The growing rift between Gloria and Oscar, acted out by the monster and the robot, confuses the world even more, but does allow the movie to get into giant monster fighting territory with an emotional edge. Eventually, when it becomes clear that Gloria might be able to return to her highfalutin New York City life (although I don’t really know why she would go back to her boyfriend, who also seems like kind of a jerk), Oscar’s bitterness boils over into outright psychopathy, as he threatens to intentionally stomp around the playground every morning and endlessly bang up Seoul and its population if she actually leaves—the point where his indifference to the lives of other people turns into outright malice, using his power to callously toy with real lives just to torment someone else, or to somehow make his own life feel like it actually means anything. Oscar’s pettiness in the final sections of the movie have a sad and identifiable reality to them, and the added fantasy elements seem mostly to reinforce that reality rather than heighten them to movie villain levels. The same goes for Gloria’s response: saddled with even more guilt and responsibility while on the cusp of vanquishing her own demons, her actions in the climax are a clever use of the movie’s logic.
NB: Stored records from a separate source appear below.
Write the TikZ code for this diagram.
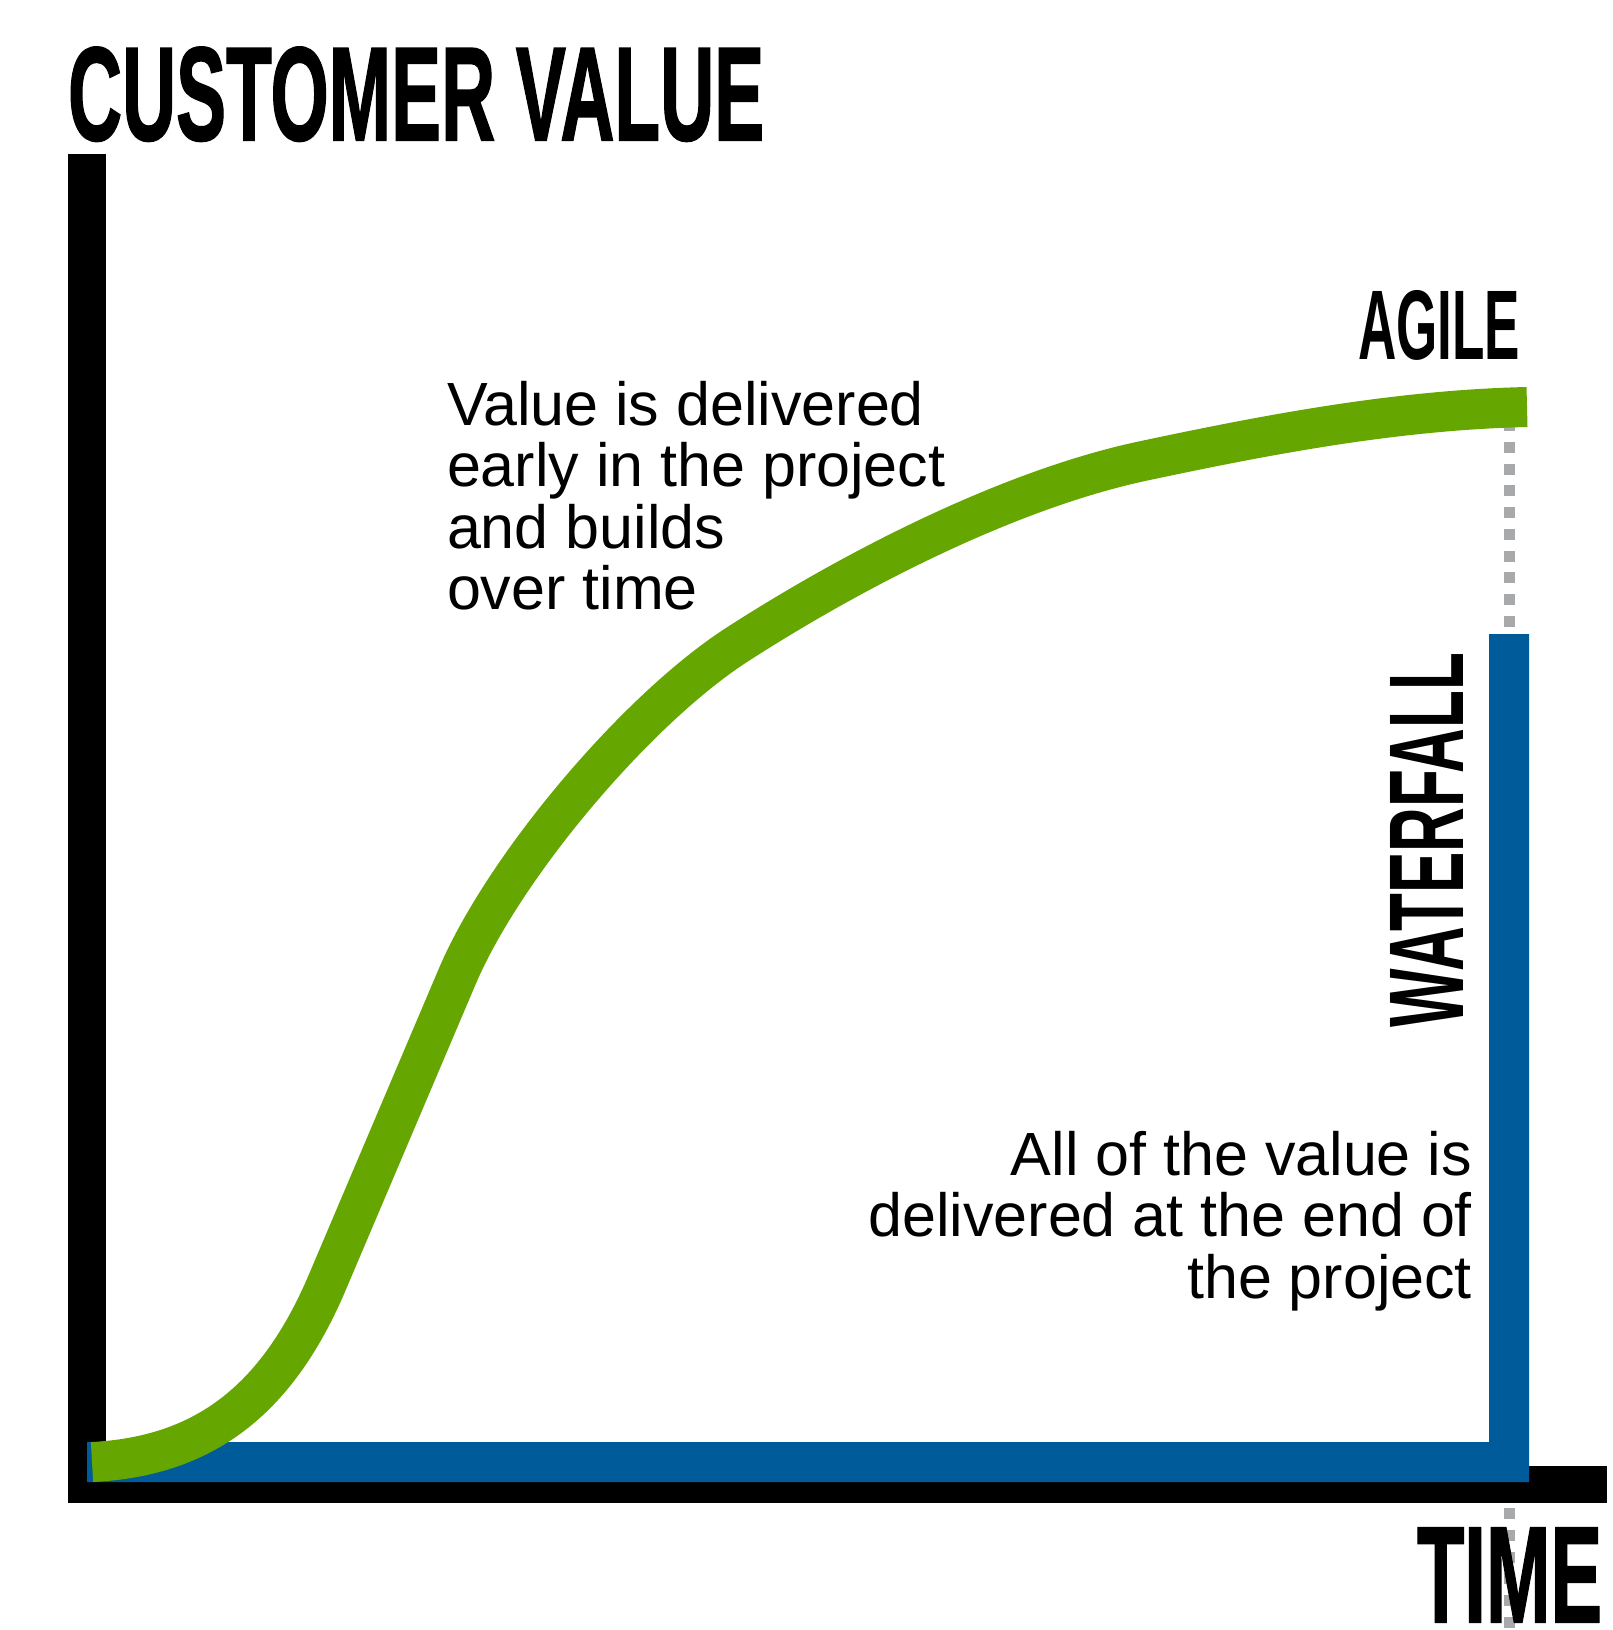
\documentclass[tikz,border=0pt]{standalone}
\usepackage{fontspec}
\setmainfont{Liberation Sans}
\newfontfamily\headfont{Liberation Sans Bold}[FakeBold=1.5]
\newfontfamily\labelfont{Liberation Sans Bold}
\definecolor{agile}{RGB}{102,166,0}
\definecolor{wfall}{RGB}{0,91,154}
\definecolor{guide}{RGB}{167,169,170}
\begin{document}
\begin{tikzpicture}[x=1pt,y=-1pt,
  axisbar/.style={fill=black},
  guideline/.style={guide, line width=11pt, dash pattern=on 11pt off 10.76pt},
  plain/.style={inner sep=0pt, outer sep=0pt},
  note/.style={plain, font=\fontsize{61}{61.5}\selectfont}]
\useasboundingbox (0,0) rectangle (1612,1630);
\fill[white] (0,0) rectangle (1612,1630);
% dotted guide
\coordinate (gtop) at (1509.5,420);
\coordinate (gbot) at (1509.5,1630);
\draw[guideline] (gtop) -- (gbot);
% axes
\fill[axisbar] (68,154) rectangle (106,1503);
\fill[axisbar] (68,1466) rectangle (1607,1503);
% waterfall
\fill[wfall] (87,1442) -- (1489,1442) -- (1489,634) -- (1529,634) -- (1529,1482) -- (87,1482) -- cycle;
% agile curve
\draw[agile, line width=40pt]
  (92,1462) .. controls (202,1456.5) and (276,1402.6) .. (327,1283)
  -- (457,977)
  .. controls (503.8,866.6) and (637,708.8) .. (738,644)
  .. controls (864,563) and (1016,488) .. (1143,461)
  .. controls (1270,434) and (1397,410) .. (1527,407);
% labels
\node[plain, anchor=north west] (yaxis) at (68,47) {\resizebox{696pt}{93pt}{\headfont CUSTOMER VALUE}};
\node[plain, anchor=north west] (xaxis) at (1417,1528) {\resizebox{185pt}{94pt}{\headfont TIME}};
\node[plain, anchor=north west] (agilelbl) at (1358,290) {\resizebox{162pt}{69pt}{\labelfont AGILE}};
\node[plain, anchor=south west, rotate=90] (wfalllbl) at (1463,1027) {\resizebox{374pt}{73pt}{\labelfont WATERFALL}};
\node[note, anchor=base west] (agilenote) at (447,425) {\vtop{\hbox{Value is delivered}\hbox{early in the project}\hbox{and builds}\hbox{over time}}};
\node[note, anchor=base east] (wfallnote) at (1472,1175) {\vtop{\halign{\hfil#\cr All of the value is\cr delivered at the end of\cr the project\cr}}};
\end{tikzpicture}
\end{document}
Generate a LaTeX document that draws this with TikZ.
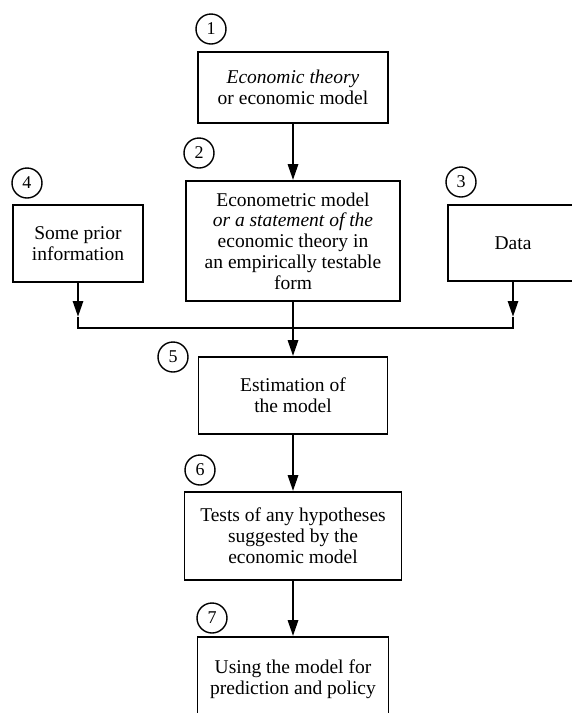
\documentclass[tikz,border=0pt]{standalone}
\usepackage{fontspec}
\setmainfont{Liberation Serif}
\usetikzlibrary{arrows.meta}
\begin{document}
\begin{tikzpicture}[x=1pt,y=-1pt,
  box/.style={draw, line width=1.6pt, align=center, inner sep=0pt, font=\fontsize{19.5}{20.8}\selectfont},
  num/.style={draw, circle, line width=1.4pt, minimum size=30pt, inner sep=0pt, font=\fontsize{18}{18}\selectfont},
  conn/.style={line width=2.8pt},
  arr/.style={conn, -{Triangle[length=16pt,width=10pt]}}]
\useasboundingbox (0,0) rectangle (571,713);
% boxes
\node[box, minimum width=190pt, minimum height=71pt] (b1) at (293,87.5) {\textit{Economic theory}\\or economic model};
\node[box, minimum width=214pt, minimum height=120pt] (b2) at (293,241) {Econometric model\\\textit{or a statement of the}\\economic theory in\\an empirically testable\\form};
\node[box, minimum width=130pt, minimum height=77pt] (b4) at (78,243.5) {Some prior\\information};
\node[box, minimum width=130pt, minimum height=76pt] (b3) at (513,243) {Data};
\node[box, minimum width=189pt, minimum height=77pt] (b5) at (293,395.5) {Estimation of\\the model};
\node[box, minimum width=217pt, minimum height=88pt] (b6) at (293,536) {Tests of any hypotheses\\suggested by the\\economic model};
\node[box, minimum width=191pt, minimum height=84pt] (b7) at (293,679) {Using the model for\\prediction and policy};
% numbers
\node[num] (c1) at (211,29) {1};
\node[num] (c2) at (199,153) {2};
\node[num] (c3) at (461,182) {3};
\node[num] (c4) at (27,183) {4};
\node[num] (c5) at (173,357) {5};
\node[num] (c6) at (200,470) {6};
\node[num] (c7) at (212,618) {7};
% junction points
\coordinate (m4) at (b4.south |- 0,317);
\coordinate (j4) at (b4.south |- 0,328);
\coordinate (m3) at (b3.south |- 0,317);
\coordinate (j3) at (b3.south |- 0,328);
% connectors
\draw[arr] (b1.south) -- (b2.north);
\draw[arr] (b4.south) -- (m4);
\draw[arr] (b3.south) -- (m3);
\draw[conn] (m4) -- (j4) -- (j3) -- (m3);
\draw[arr] (b2.south) -- (b5.north);
\draw[arr] (b5.south) -- (b6.north);
\draw[arr] (b6.south) -- (b7.north);
\end{tikzpicture}
\end{document}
There’s a level of punitive genre story violence to the ending, and competing senses of relief and tragedy, which reflect the messy conflict throughout Colossal. The movie’s attention-grabbing pitch is to have small problems transmogrified into significantly larger ones, and the parallel scales of the two interact in more thoughtful ways than if they were just played for comedy or sentimental pathos. Actions end up having far more meaning than the characters necessarily want, and trying to balance doing things for themselves with actual life-and-death moral decisions, which only they know about, magnifies the more standard complications of adult life. This is a movie that recognizes the giant monster movie’s capacity for loud symbolic allegory, but it’s the micro level stuff that ends up feeling the most cataclysmic.